Raheem Sterling is unhappy but will face Kosovo, says Gareth Southgate

Jacob Steinberg on 13 November 2019

Gareth Southgate has confirmed that Raheem Sterling will return to the team when England visit Kosovo on Sunday and has admitted that the forward will be upset with him after being dropped for the Euro 2020 qualifier against Montenegro at Wembley on Thursday night.

While Southgate is keen to move on after Sterling’s altercation with Liverpool’s Joe Gomez in the canteen at St George’s Park on Monday, he has found himself in an awkward position after deciding that one of his most important players will not be involved in England’s 1,000th fixture. It is understood that Sterling and others in the squad feel that England’s manager overreacted after an incident which left Gomez with a cut under his right eye.

However, Southgate, whose side can secure their place at the finals tournament next summer with a draw against Montenegro, is adamant he has made the right call and does not fear any long-term repercussions. He has been impressed with Sterling’s reaction in training and expects the 24-year-old, who has eight goals and five assists in this qualifying campaign, to regain his place in the starting XI against Kosovo.

“We take the decision and drew a line under everything,” Southgate said. “We move forward now, the way he’s trained has been exemplary, so that’s it. Without knowing what might happen in tomorrow’s game and everything else, I can see that being the case [Sterling returning].”

Southgate, though, was realistic when he was asked if Sterling is upset with him at the moment. “I wouldn’t imagine that he’s hugely enthusiastic. But I can understand that and in the end he’s with the group. He’s a massive part of what we do. He’s with us for the game tomorrow, he’s back with the team on the training pitch enjoying his football. He trained superbly well, as he always does. The thing is finished.”

Sterling and Gomez clashed when Liverpool defeated Manchester City in the Premier League on Sunday and the ill feeling was lingering when they reported for international duty, with the resulting furore threatening to overshadow a proud occasion for England. Southgate, who insisted he is not concerned about club cliques forming, said the pair have made up since Monday.

Southgate is yet to decide whether Sterling will be sitting on the bench or in the stands on Thursday evening. But he expects him to take in pre-match ceremonies involving former captains, players with at least 50 caps and surviving members from the squad who won the 1966 World Cup.

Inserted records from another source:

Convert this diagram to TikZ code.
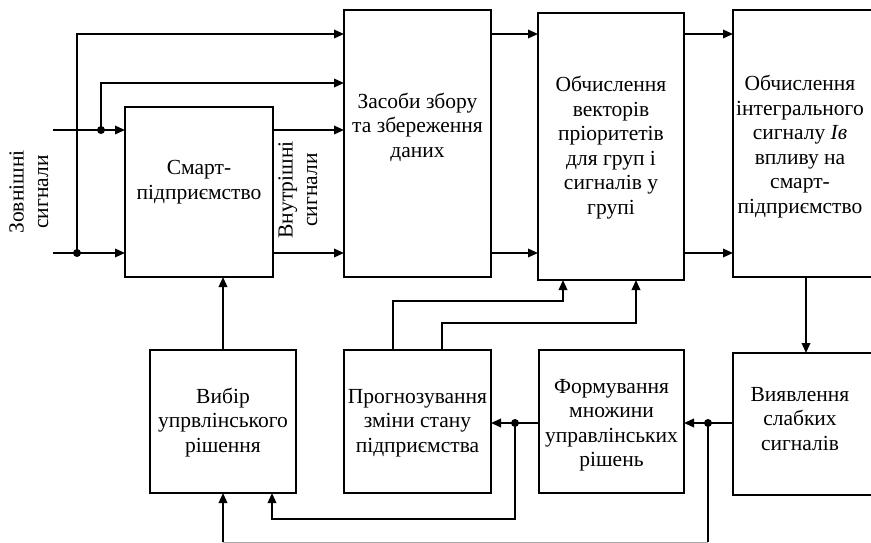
\documentclass[tikz,border=0pt]{standalone}
\usepackage{fontspec}
\setmainfont{Liberation Serif}
\usetikzlibrary{arrows.meta}
\newcommand{\mltext}[1]{\begin{tabular}{@{}c@{}}#1\end{tabular}}
\begin{document}
\begin{tikzpicture}[x=1pt,y=-1pt,
  blk/.style={draw, line width=1.8pt, inner sep=0pt, outer sep=0pt},
  openblk/.style={inner sep=0pt, outer sep=0pt},
  txt/.style={font=\fontsize{21.5}{24.5}\selectfont, inner sep=0pt},
  con/.style={line width=1.8pt},
  arr/.style={con, -{Triangle[length=10pt,width=8.5pt]}},
  jdot/.style={circle, fill, inner sep=0pt, minimum size=8pt}]
\useasboundingbox (0,0) rectangle (871,543);
% boxes
\node[blk, minimum width=148pt, minimum height=170pt] (smart) at (199,192) {};
\node[txt] (smartT) at (199,182) {\mltext{Смарт-\\підприємство}};
\node[blk, minimum width=147pt, minimum height=267pt] (zas) at (417.5,143.5) {};
\node[txt] (zasT) at (417.5,128) {\mltext{Засоби збору\\та збереження\\даних}};
\node[blk, minimum width=146pt, minimum height=267pt] (vek) at (611,146.5) {};
\node[txt] (vekT) at (611,148) {\mltext{Обчислення\\векторів\\пріоритетів\\для груп і\\сигналів у\\групі}};
\node[openblk, minimum width=138pt, minimum height=267pt] (int) at (802,143.5) {};
\draw[con] (int.north east) -- (int.north west) -- (int.south west) -- (int.south east);
\node[txt] (intT) at (800,147) {\mltext{Обчислення\\інтегрального\\сигналу {\itshape Iв}\\впливу на\\смарт-\\підприємство}};
\node[blk, minimum width=146pt, minimum height=143pt] (vyb) at (223,421.5) {};
\node[txt] (vybT) at (223,423) {\mltext{Вибір\\упрвлінського\\рішення}};
\node[blk, minimum width=147pt, minimum height=143pt] (progn) at (417.5,421.5) {};
\node[txt] (prognT) at (417.5,423) {\mltext{Прогнозування\\зміни стану\\підприємства}};
\node[blk, minimum width=145pt, minimum height=143pt] (form) at (611.5,421.5) {};
\node[txt] (formT) at (611.5,425) {\mltext{Формування\\множини\\управлінських\\рішень}};
\node[openblk, minimum width=138pt, minimum height=142pt] (vyy) at (802,424) {};
\draw[con] (vyy.north east) -- (vyy.north west) -- (vyy.south west) -- (vyy.south east);
\node[txt] (vyyT) at (800,421) {\mltext{Виявлення\\слабких\\сигналів}};
% rotated labels
\node[txt, rotate=90] (extL) at (31,192) {\mltext{Зовнішні\\сигнали}};
\node[txt, rotate=90] (inL) at (300,190) {\mltext{Внутрішні\\сигнали}};
% coordinates
\coordinate (inA) at (53,130);
\coordinate (inB) at (53,253);
\coordinate (jA) at (101,130);
\coordinate (jB) at (77,253);
\coordinate (y34) at (0,34);
\coordinate (y83) at (0,83);
\coordinate (x806) at (806,0);
\coordinate (y423) at (0,423);
\coordinate (dV) at (708,423);
\coordinate (dF) at (515,423);
\coordinate (bF) at (515,519);
\coordinate (x272) at (272,0);
\coordinate (bV) at (708,542.2);
\coordinate (bL) at (223,542.2);
\coordinate (x393) at (393,0);
\coordinate (x442) at (442,0);
\coordinate (y301) at (0,301);
\coordinate (y323) at (0,323);
\coordinate (x563) at (563,0);
\coordinate (x636) at (636,0);
% connectors
\draw[arr] (inA) -- (smart.west |- inA);
\draw[arr] (inB) -- (smart.west |- inB);
\draw[arr] (jB) |- (zas.west |- y34);
\draw[arr] (jA) |- (zas.west |- y83);
\draw[arr] (smart.east |- inA) -- (zas.west |- inA);
\draw[arr] (smart.east |- inB) -- (zas.west |- inB);
\draw[arr] (zas.east |- y34) -- (vek.west |- y34);
\draw[arr] (zas.east |- inB) -- (vek.west |- inB);
\draw[arr] (vek.east |- y34) -- (int.west |- y34);
\draw[arr] (vek.east |- inB) -- (int.west |- inB);
\draw[arr] (int.south -| x806) -- (vyy.north -| x806);
\draw[arr] (vyy.west |- y423) -- (form.east |- y423);
\draw[arr] (form.west |- y423) -- (progn.east |- y423);
\draw[arr] (dF) -- (bF) -| (vyb.south -| x272);
\draw[con] (dV) -- (bV);
\draw[line width=1pt, black!35] (bV) -- (bL);
\draw[arr] (bL) -- (vyb.south);
\draw[arr] (vyb.north) -- (smart.south -| vyb.north);
\draw[arr] (progn.north -| x393) |- (x563 |- y301) -- (vek.south -| x563);
\draw[arr] (progn.north -| x442) |- (x636 |- y323) -- (vek.south -| x636);
% junction dots
\node[jdot] (dotA) at (jA) {};
\node[jdot] (dotB) at (jB) {};
\node[jdot] (dotV) at (dV) {};
\node[jdot] (dotF) at (dF) {};
\end{tikzpicture}
\end{document}
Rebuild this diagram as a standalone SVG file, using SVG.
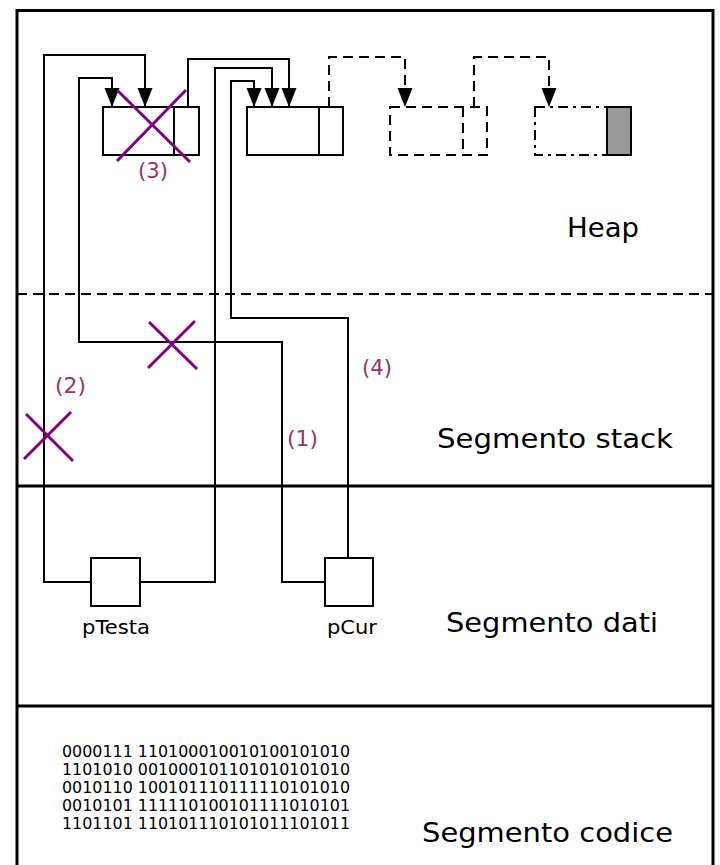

Sterling’s absence during the match, however, creates a hole in England’s front three with Chelsea’s Callum Hudson-Odoi and Borussia Dortmund’s Jadon Sancho vying to join Marcus Rashford and Harry Kane up front. There are also issues in midfield with Jordan Henderson suspended, Ross Barkley injured and Fabian Delph another absentee. Harry Winks, Mason Mount and Declan Rice could form an inexperienced trio in the middle. John Stones is expected to partner Harry Maguire in central defence.

Southgate, who would not be drawn on whether he would drop a player for a knockout game, batted back suggestions that taking a tough stance with Sterling will eradicate the possibility of him having to discipline players in the future. “I think with any team, anything can happen at any given time. We’re talking about human beings, not robots, not machinery. I’m not arrogant enough or complacent enough to think that we might not have issues to deal with later this week, in some form or another, or in the future.”

Former players have criticised Southgate’s reaction but he sees upsetting people as the price of being a leader. “As a player my relationship with my managers and how I felt about them changed day to day, and there were many occasions when I had the hump with them, usually when I wasn’t in the team,” he said.

“I hope that all of my players know that I care about them, that I want to be fair with them, that I want to do what’s right for all of them, and that they can lean on me when they need me. And I also accept that at times they’re not going to be bouncing with joy when they see my face walking through the meal room. That is part and parcel of being a manager.”